# Raw records:
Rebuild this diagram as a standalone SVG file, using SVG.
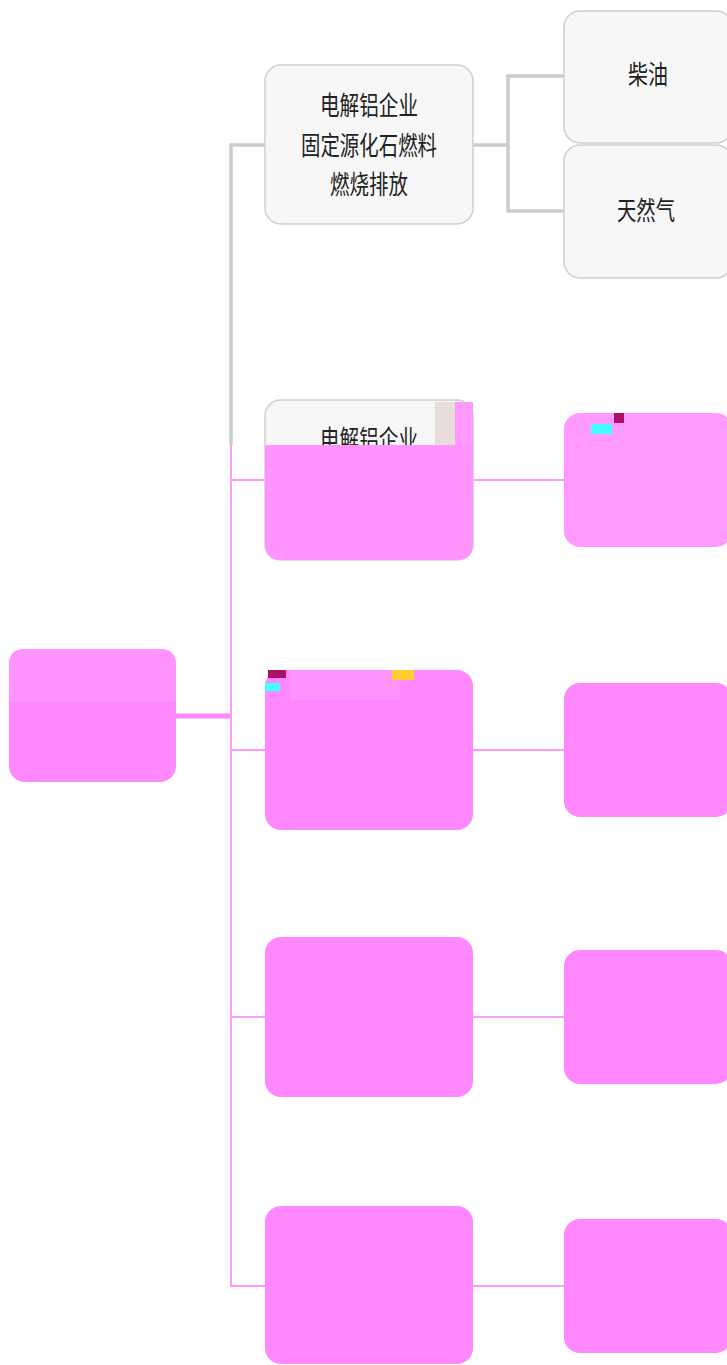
---
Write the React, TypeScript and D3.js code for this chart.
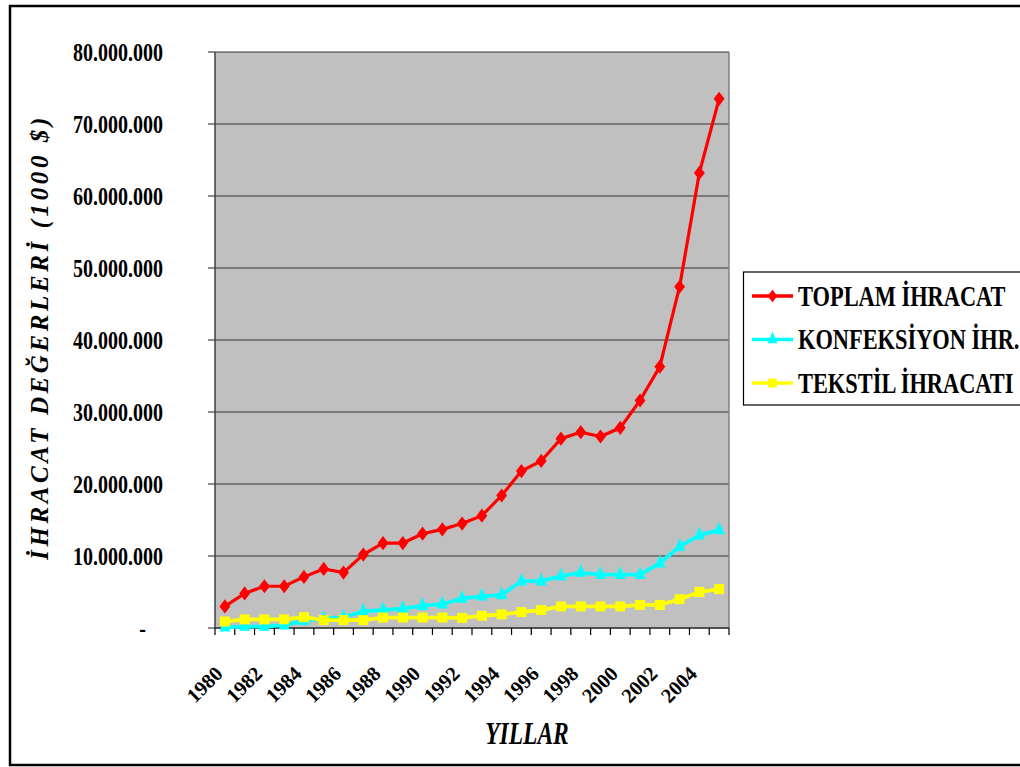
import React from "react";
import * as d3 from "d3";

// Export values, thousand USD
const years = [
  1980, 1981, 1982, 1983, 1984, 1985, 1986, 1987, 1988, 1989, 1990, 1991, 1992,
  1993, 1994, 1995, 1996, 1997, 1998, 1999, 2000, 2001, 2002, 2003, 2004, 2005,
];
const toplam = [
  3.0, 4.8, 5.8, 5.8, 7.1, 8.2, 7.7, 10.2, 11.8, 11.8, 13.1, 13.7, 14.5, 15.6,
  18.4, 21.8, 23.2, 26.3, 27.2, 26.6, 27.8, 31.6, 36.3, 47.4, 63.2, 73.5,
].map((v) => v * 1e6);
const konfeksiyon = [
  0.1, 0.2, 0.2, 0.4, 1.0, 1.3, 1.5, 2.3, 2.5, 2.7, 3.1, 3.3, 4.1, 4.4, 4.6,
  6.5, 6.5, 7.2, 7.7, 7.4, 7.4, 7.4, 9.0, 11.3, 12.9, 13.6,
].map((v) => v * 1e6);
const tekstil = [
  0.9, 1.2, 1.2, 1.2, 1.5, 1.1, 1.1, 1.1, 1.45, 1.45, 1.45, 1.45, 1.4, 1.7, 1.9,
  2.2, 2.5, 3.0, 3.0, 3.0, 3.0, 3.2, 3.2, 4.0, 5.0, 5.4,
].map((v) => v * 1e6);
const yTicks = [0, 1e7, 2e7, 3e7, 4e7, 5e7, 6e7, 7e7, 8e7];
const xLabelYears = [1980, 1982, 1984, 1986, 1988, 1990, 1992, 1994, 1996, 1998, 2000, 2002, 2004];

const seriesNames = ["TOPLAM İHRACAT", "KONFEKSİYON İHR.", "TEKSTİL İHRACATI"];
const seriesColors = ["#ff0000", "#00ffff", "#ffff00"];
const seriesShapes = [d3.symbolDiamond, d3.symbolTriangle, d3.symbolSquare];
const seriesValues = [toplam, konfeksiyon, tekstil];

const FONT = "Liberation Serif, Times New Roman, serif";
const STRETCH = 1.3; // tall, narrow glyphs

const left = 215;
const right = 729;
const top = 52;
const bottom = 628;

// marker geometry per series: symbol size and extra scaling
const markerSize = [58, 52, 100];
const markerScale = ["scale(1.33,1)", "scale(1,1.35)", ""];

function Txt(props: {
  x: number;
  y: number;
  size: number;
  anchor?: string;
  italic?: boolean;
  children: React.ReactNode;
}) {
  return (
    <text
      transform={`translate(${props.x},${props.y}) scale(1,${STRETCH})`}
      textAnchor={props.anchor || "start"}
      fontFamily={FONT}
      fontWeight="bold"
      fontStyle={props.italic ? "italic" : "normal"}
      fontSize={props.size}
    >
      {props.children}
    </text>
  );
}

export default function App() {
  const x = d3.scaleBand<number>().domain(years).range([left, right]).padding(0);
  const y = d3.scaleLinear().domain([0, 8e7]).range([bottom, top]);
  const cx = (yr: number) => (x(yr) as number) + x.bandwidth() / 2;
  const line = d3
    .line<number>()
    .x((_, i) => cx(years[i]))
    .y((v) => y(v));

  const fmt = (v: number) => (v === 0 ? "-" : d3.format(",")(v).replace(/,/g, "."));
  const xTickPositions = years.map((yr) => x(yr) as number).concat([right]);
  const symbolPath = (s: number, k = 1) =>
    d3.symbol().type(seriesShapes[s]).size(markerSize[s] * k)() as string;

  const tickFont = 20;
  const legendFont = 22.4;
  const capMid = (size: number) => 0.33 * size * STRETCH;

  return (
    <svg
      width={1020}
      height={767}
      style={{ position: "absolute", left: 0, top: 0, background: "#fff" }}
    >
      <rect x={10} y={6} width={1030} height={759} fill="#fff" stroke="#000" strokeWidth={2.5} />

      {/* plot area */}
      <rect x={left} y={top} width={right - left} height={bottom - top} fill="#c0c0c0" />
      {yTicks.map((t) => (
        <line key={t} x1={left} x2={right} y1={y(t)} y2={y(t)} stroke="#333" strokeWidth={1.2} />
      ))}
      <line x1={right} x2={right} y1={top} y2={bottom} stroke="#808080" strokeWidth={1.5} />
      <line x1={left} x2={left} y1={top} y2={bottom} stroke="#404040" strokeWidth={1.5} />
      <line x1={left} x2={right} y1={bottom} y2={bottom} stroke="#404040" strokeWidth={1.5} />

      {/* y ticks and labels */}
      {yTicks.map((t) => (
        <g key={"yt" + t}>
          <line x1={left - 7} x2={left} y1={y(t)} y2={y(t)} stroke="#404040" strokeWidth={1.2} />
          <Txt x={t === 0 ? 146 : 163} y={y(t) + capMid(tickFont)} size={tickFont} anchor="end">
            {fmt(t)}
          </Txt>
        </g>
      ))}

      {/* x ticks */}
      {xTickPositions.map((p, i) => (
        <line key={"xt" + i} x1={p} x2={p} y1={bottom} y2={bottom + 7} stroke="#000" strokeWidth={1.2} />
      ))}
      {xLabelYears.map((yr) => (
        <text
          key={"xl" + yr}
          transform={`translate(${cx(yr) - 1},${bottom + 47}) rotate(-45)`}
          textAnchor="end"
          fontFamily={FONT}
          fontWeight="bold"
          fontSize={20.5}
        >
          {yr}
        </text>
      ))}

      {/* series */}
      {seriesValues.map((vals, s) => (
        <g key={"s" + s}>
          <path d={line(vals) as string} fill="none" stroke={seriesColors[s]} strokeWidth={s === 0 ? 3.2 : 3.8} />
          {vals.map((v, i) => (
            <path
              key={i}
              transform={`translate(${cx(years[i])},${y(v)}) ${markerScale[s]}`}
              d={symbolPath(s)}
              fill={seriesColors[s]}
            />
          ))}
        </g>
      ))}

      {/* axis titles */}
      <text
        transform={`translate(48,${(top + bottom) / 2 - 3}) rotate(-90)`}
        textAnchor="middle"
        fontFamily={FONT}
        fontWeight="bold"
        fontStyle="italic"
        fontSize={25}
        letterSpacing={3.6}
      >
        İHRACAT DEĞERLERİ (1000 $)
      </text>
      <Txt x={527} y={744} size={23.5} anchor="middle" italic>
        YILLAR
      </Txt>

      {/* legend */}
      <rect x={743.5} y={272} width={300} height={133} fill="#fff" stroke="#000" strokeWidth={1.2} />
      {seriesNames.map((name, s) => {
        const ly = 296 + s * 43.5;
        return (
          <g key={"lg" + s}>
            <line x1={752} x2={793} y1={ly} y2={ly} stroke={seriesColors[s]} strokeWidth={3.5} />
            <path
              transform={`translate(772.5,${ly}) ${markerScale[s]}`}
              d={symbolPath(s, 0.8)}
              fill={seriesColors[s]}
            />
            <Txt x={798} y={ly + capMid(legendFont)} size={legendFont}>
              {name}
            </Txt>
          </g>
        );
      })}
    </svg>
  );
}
* * *
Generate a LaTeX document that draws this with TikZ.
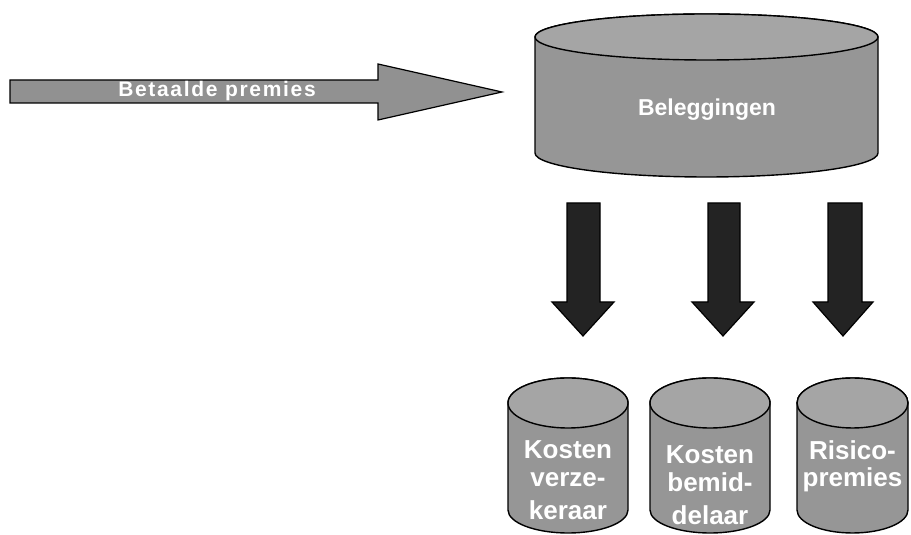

# Task directions:
Keep the pictures out, and extract only the lines that begin at the one containing "Write the React, TypeScript" and end at the one containing "const bottom = 628;", inclusive.

# Response to this task:
Write the React, TypeScript and D3.js code for this chart.
import React from "react";
import * as d3 from "d3";

// Export values, thousand USD
const years = [
  1980, 1981, 1982, 1983, 1984, 1985, 1986, 1987, 1988, 1989, 1990, 1991, 1992,
  1993, 1994, 1995, 1996, 1997, 1998, 1999, 2000, 2001, 2002, 2003, 2004, 2005,
];
const toplam = [
  3.0, 4.8, 5.8, 5.8, 7.1, 8.2, 7.7, 10.2, 11.8, 11.8, 13.1, 13.7, 14.5, 15.6,
  18.4, 21.8, 23.2, 26.3, 27.2, 26.6, 27.8, 31.6, 36.3, 47.4, 63.2, 73.5,
].map((v) => v * 1e6);
const konfeksiyon = [
  0.1, 0.2, 0.2, 0.4, 1.0, 1.3, 1.5, 2.3, 2.5, 2.7, 3.1, 3.3, 4.1, 4.4, 4.6,
  6.5, 6.5, 7.2, 7.7, 7.4, 7.4, 7.4, 9.0, 11.3, 12.9, 13.6,
].map((v) => v * 1e6);
const tekstil = [
  0.9, 1.2, 1.2, 1.2, 1.5, 1.1, 1.1, 1.1, 1.45, 1.45, 1.45, 1.45, 1.4, 1.7, 1.9,
  2.2, 2.5, 3.0, 3.0, 3.0, 3.0, 3.2, 3.2, 4.0, 5.0, 5.4,
].map((v) => v * 1e6);
const yTicks = [0, 1e7, 2e7, 3e7, 4e7, 5e7, 6e7, 7e7, 8e7];
const xLabelYears = [1980, 1982, 1984, 1986, 1988, 1990, 1992, 1994, 1996, 1998, 2000, 2002, 2004];

const seriesNames = ["TOPLAM İHRACAT", "KONFEKSİYON İHR.", "TEKSTİL İHRACATI"];
const seriesColors = ["#ff0000", "#00ffff", "#ffff00"];
const seriesShapes = [d3.symbolDiamond, d3.symbolTriangle, d3.symbolSquare];
const seriesValues = [toplam, konfeksiyon, tekstil];

const FONT = "Liberation Serif, Times New Roman, serif";
const STRETCH = 1.3; // tall, narrow glyphs

const left = 215;
const right = 729;
const top = 52;
const bottom = 628;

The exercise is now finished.